== GIVEN DATA ==
begin

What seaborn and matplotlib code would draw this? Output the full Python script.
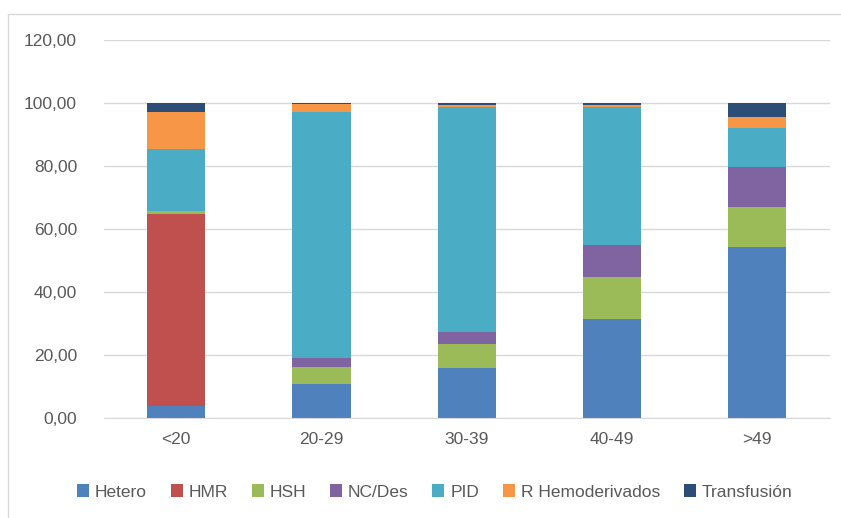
import pandas as pd
import matplotlib.pyplot as plt
import seaborn as sns
from matplotlib.patches import Rectangle

grupos = ['<20', '20-29', '30-39', '40-49', '>49']
categorias = ['Hetero', 'HMR', 'HSH', 'NC/Des', 'PID', 'R Hemoderivados', 'Transfusión']

hetero = [3.9, 10.9, 15.9, 31.4, 54.4]
hmr = [60.8, 0.0, 0.0, 0.0, 0.0]
hsh = [1.0, 5.3, 7.5, 13.3, 12.6]
nc_des = [0.0, 2.9, 4.0, 10.1, 12.7]
pid = [19.7, 78.1, 71.3, 43.9, 12.3]
r_hemo = [11.8, 2.5, 0.7, 0.7, 3.5]
transfusion = [2.8, 0.3, 0.6, 0.6, 4.5]

colores = ['#4F81BD', '#C0504D', '#9BBB59', '#8064A2', '#4BACC6', '#F79646', '#2C4D75']

df = pd.DataFrame({'Grupo': grupos, 'Hetero': hetero, 'HMR': hmr, 'HSH': hsh,
                   'NC/Des': nc_des, 'PID': pid, 'R Hemoderivados': r_hemo,
                   'Transfusión': transfusion})

sns.set_style('white')
plt.rcParams['font.family'] = ['Liberation Sans', 'DejaVu Sans']
gris = '#595959'

fig = plt.figure(figsize=(8.41, 5.18), dpi=100)
ax = fig.add_axes([103.5 / 841, 1 - 418 / 518, (830 - 103.5) / 841, (418 - 40) / 518])

base = pd.Series([0.0] * len(grupos))
for cat, col in zip(categorias, colores):
    sns.barplot(x='Grupo', y=cat, data=df, color=col, bottom=base.values, saturation=1,
                width=0.4, ax=ax, label=cat, edgecolor='none', linewidth=0)
    base = base + df[cat]

ax.set_ylim(0, 120)
ax.set_yticks(range(0, 121, 20))
ax.set_yticklabels([f'{v},00' for v in range(0, 121, 20)])
ax.yaxis.grid(True, color='#D9D9D9', linewidth=1)
ax.set_axisbelow(True)
for s in ['top', 'right', 'left']:
    ax.spines[s].set_visible(False)
ax.spines['bottom'].set_color('#D9D9D9')
ax.tick_params(axis='both', length=0, labelsize=12.5, colors=gris)
ax.tick_params(axis='y', pad=19)
ax.tick_params(axis='x', pad=10)
ax.set_xlabel('')
ax.set_ylabel('')
if ax.legend_:
    ax.legend_.remove()

handles, labels = ax.get_legend_handles_labels()
leg = fig.legend(handles, labels, loc='center', bbox_to_anchor=(0.517, 1 - 492 / 518),
                 ncol=7, frameon=False, fontsize=12.5, handlelength=0.7, handleheight=0.7,
                 handletextpad=0.35, columnspacing=1.35)
for t in leg.get_texts():
    t.set_color(gris)

fig.patches.append(Rectangle((8 / 841, -0.1), 1.2, 1 - 14 / 518 + 0.1, transform=fig.transFigure,
                             fill=False, edgecolor='#D9D9D9', linewidth=1))

fig.savefig('out.png', dpi=100)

end

== WHAT TO PRODUCE ==
Please restate the material above line by line, exactly, beginning at its first line and ending with the line that contains "ax.legend_.remove()", without any pictures.

== FULL ANSWER ==
What seaborn and matplotlib code would draw this? Output the full Python script.
import pandas as pd
import matplotlib.pyplot as plt
import seaborn as sns
from matplotlib.patches import Rectangle

grupos = ['<20', '20-29', '30-39', '40-49', '>49']
categorias = ['Hetero', 'HMR', 'HSH', 'NC/Des', 'PID', 'R Hemoderivados', 'Transfusión']

hetero = [3.9, 10.9, 15.9, 31.4, 54.4]
hmr = [60.8, 0.0, 0.0, 0.0, 0.0]
hsh = [1.0, 5.3, 7.5, 13.3, 12.6]
nc_des = [0.0, 2.9, 4.0, 10.1, 12.7]
pid = [19.7, 78.1, 71.3, 43.9, 12.3]
r_hemo = [11.8, 2.5, 0.7, 0.7, 3.5]
transfusion = [2.8, 0.3, 0.6, 0.6, 4.5]

colores = ['#4F81BD', '#C0504D', '#9BBB59', '#8064A2', '#4BACC6', '#F79646', '#2C4D75']

df = pd.DataFrame({'Grupo': grupos, 'Hetero': hetero, 'HMR': hmr, 'HSH': hsh,
                   'NC/Des': nc_des, 'PID': pid, 'R Hemoderivados': r_hemo,
                   'Transfusión': transfusion})

sns.set_style('white')
plt.rcParams['font.family'] = ['Liberation Sans', 'DejaVu Sans']
gris = '#595959'

fig = plt.figure(figsize=(8.41, 5.18), dpi=100)
ax = fig.add_axes([103.5 / 841, 1 - 418 / 518, (830 - 103.5) / 841, (418 - 40) / 518])

base = pd.Series([0.0] * len(grupos))
for cat, col in zip(categorias, colores):
    sns.barplot(x='Grupo', y=cat, data=df, color=col, bottom=base.values, saturation=1,
                width=0.4, ax=ax, label=cat, edgecolor='none', linewidth=0)
    base = base + df[cat]

ax.set_ylim(0, 120)
ax.set_yticks(range(0, 121, 20))
ax.set_yticklabels([f'{v},00' for v in range(0, 121, 20)])
ax.yaxis.grid(True, color='#D9D9D9', linewidth=1)
ax.set_axisbelow(True)
for s in ['top', 'right', 'left']:
    ax.spines[s].set_visible(False)
ax.spines['bottom'].set_color('#D9D9D9')
ax.tick_params(axis='both', length=0, labelsize=12.5, colors=gris)
ax.tick_params(axis='y', pad=19)
ax.tick_params(axis='x', pad=10)
ax.set_xlabel('')
ax.set_ylabel('')
if ax.legend_:
    ax.legend_.remove()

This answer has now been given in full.